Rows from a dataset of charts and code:
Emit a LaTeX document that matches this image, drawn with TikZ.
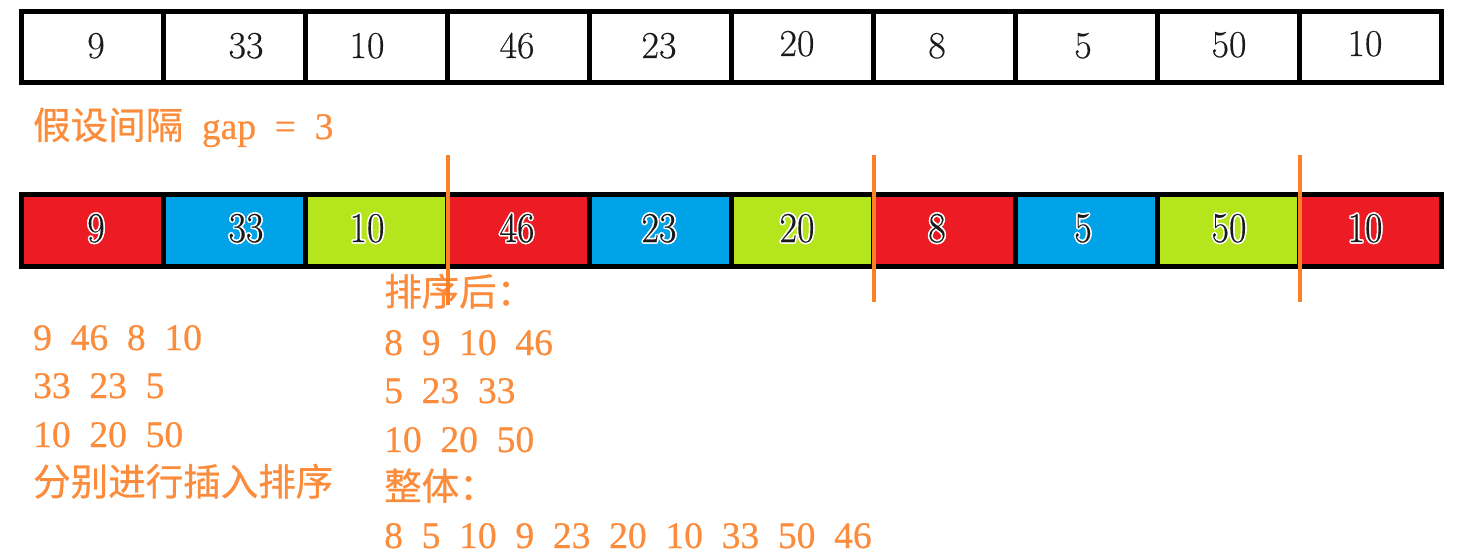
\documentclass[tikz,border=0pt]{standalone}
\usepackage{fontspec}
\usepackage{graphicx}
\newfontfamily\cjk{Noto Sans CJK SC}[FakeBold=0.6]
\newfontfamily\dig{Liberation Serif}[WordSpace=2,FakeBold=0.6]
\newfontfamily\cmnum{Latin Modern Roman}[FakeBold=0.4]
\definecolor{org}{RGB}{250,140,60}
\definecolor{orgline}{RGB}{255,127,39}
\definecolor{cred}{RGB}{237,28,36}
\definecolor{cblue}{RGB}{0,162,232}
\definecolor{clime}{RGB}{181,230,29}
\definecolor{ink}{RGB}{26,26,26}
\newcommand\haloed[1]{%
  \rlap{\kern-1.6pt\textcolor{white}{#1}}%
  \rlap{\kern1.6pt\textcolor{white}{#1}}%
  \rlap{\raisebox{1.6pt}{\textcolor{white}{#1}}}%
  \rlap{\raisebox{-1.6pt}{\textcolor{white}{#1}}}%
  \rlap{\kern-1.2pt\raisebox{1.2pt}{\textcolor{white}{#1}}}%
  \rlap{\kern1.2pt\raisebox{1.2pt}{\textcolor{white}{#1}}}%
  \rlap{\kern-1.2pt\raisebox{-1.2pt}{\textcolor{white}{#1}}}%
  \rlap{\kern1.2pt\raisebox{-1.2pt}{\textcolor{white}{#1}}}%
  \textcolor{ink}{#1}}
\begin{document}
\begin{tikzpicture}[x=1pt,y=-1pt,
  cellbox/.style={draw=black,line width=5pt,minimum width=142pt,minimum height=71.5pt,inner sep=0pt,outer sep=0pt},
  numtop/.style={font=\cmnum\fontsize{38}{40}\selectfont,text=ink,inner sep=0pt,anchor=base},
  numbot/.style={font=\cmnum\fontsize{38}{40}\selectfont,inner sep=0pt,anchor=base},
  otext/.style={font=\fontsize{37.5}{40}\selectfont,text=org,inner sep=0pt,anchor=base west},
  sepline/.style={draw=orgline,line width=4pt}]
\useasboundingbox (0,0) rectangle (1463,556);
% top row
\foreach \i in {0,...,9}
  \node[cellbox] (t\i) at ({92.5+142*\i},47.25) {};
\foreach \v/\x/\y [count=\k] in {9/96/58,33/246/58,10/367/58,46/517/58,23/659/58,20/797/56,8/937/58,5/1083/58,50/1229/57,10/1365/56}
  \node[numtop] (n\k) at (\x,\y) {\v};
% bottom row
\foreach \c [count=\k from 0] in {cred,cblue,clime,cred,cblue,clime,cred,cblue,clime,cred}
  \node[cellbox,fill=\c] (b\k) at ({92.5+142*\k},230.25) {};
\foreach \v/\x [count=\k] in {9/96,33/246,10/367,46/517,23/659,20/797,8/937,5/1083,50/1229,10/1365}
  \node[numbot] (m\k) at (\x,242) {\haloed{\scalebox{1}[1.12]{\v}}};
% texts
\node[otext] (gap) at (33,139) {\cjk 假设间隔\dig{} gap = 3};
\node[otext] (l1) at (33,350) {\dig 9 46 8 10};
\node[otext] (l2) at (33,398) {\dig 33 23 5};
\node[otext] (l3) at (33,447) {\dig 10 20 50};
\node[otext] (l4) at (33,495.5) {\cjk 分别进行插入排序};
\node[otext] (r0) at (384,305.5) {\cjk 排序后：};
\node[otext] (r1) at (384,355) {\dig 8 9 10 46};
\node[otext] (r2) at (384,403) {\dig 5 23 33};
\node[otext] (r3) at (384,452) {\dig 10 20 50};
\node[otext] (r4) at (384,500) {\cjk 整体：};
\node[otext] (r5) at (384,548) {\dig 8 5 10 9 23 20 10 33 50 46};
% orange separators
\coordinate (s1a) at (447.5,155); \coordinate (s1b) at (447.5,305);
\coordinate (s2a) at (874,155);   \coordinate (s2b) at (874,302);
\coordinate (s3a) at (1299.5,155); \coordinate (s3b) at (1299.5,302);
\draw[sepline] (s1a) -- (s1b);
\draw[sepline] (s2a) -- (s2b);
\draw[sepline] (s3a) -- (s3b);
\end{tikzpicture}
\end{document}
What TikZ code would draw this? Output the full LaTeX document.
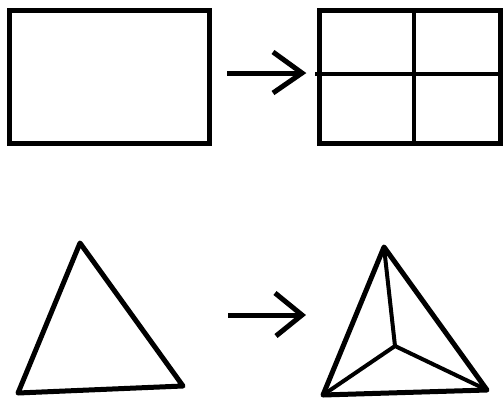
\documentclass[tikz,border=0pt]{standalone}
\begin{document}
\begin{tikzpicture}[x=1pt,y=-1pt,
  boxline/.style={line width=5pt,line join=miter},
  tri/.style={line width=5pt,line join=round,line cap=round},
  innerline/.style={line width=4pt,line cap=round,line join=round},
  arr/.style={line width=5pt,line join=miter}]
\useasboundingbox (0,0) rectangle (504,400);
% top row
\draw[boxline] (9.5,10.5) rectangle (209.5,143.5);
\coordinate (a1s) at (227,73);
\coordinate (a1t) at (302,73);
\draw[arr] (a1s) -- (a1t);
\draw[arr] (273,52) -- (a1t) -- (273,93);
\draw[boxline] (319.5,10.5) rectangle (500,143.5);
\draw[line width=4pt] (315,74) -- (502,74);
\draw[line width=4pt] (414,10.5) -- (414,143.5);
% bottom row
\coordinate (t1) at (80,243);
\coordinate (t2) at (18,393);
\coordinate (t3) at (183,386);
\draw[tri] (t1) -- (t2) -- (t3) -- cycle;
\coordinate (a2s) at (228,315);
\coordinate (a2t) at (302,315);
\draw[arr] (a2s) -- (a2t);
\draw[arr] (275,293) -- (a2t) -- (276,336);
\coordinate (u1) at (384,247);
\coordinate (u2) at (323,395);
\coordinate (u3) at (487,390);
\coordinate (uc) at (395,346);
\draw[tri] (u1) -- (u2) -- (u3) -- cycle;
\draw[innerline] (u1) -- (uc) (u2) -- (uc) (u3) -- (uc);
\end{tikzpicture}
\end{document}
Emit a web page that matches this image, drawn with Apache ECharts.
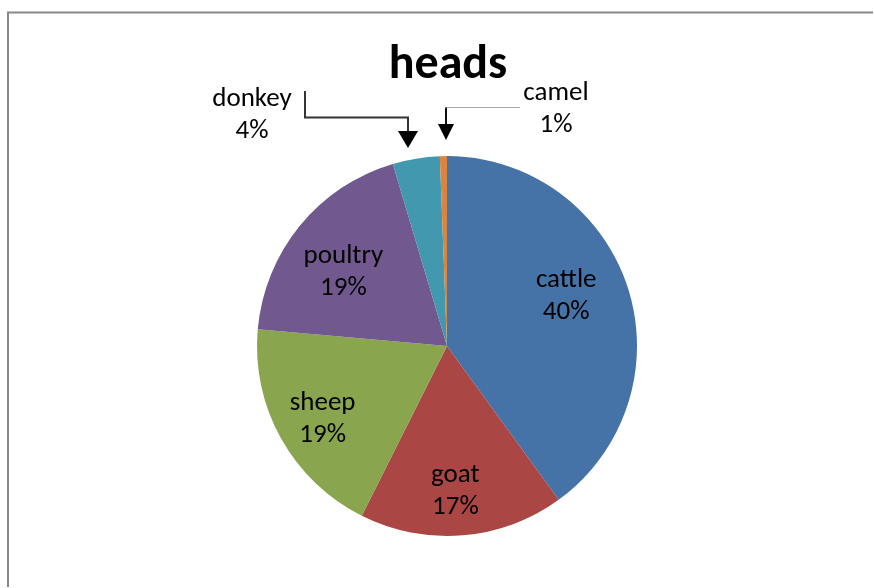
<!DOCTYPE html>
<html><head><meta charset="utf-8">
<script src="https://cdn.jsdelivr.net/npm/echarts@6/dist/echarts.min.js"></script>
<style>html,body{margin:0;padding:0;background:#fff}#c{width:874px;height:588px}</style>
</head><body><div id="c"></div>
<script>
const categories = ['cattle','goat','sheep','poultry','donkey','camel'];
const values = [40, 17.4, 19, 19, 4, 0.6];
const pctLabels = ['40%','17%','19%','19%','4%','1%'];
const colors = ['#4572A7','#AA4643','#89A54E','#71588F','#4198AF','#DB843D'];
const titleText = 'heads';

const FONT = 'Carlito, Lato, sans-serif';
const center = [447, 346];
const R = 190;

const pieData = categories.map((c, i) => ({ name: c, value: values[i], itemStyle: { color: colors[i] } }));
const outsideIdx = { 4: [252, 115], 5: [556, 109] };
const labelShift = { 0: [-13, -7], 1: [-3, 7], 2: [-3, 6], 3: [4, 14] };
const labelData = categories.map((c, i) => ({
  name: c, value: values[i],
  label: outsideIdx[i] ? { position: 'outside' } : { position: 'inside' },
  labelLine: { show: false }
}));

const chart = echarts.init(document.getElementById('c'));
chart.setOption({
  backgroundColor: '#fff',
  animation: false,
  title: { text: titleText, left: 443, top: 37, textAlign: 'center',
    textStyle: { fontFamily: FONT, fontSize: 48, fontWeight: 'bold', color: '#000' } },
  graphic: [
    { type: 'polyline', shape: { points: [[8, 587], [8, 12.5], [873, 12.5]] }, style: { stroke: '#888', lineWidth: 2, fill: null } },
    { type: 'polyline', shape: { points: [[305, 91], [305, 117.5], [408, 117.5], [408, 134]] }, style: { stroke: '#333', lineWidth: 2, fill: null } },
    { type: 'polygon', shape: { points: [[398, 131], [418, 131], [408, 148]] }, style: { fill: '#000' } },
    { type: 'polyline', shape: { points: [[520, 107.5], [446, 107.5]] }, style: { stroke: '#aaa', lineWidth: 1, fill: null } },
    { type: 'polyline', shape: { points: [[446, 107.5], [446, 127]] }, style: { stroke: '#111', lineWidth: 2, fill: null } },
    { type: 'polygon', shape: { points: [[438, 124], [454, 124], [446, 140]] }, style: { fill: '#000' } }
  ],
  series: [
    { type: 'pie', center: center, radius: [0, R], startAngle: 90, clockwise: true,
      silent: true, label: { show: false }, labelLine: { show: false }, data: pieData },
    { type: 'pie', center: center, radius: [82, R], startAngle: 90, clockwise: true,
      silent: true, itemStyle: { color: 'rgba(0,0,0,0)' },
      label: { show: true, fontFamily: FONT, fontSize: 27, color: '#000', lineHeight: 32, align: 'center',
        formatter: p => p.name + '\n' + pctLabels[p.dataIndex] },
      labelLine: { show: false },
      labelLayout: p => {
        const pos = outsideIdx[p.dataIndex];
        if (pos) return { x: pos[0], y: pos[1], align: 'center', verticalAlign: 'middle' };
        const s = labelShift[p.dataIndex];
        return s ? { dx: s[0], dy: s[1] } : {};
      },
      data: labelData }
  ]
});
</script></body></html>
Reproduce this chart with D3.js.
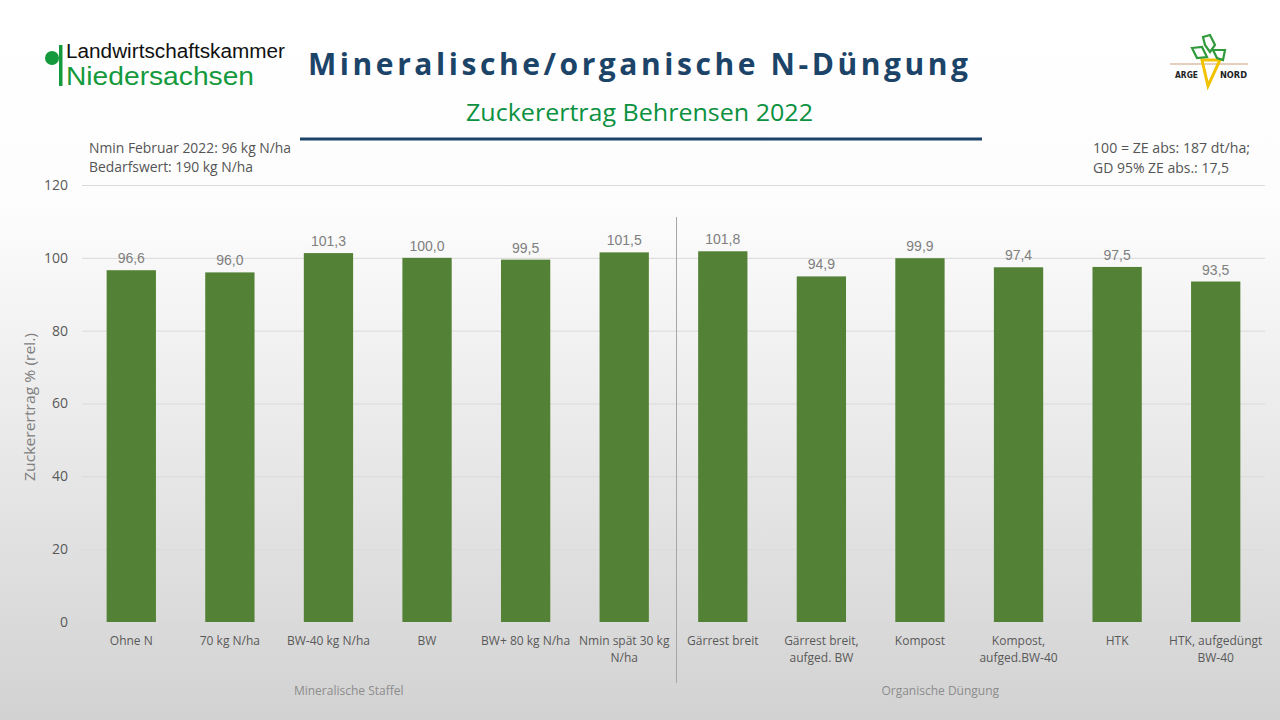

- _Your goal_:
Pick out each line above that includes "with" and show it.

- _Response_:
Emit a LaTeX document that matches this image, drawn with TikZ.
Emit a web page that matches this image, drawn with Apache ECharts.
Reproduce this chart with D3.js.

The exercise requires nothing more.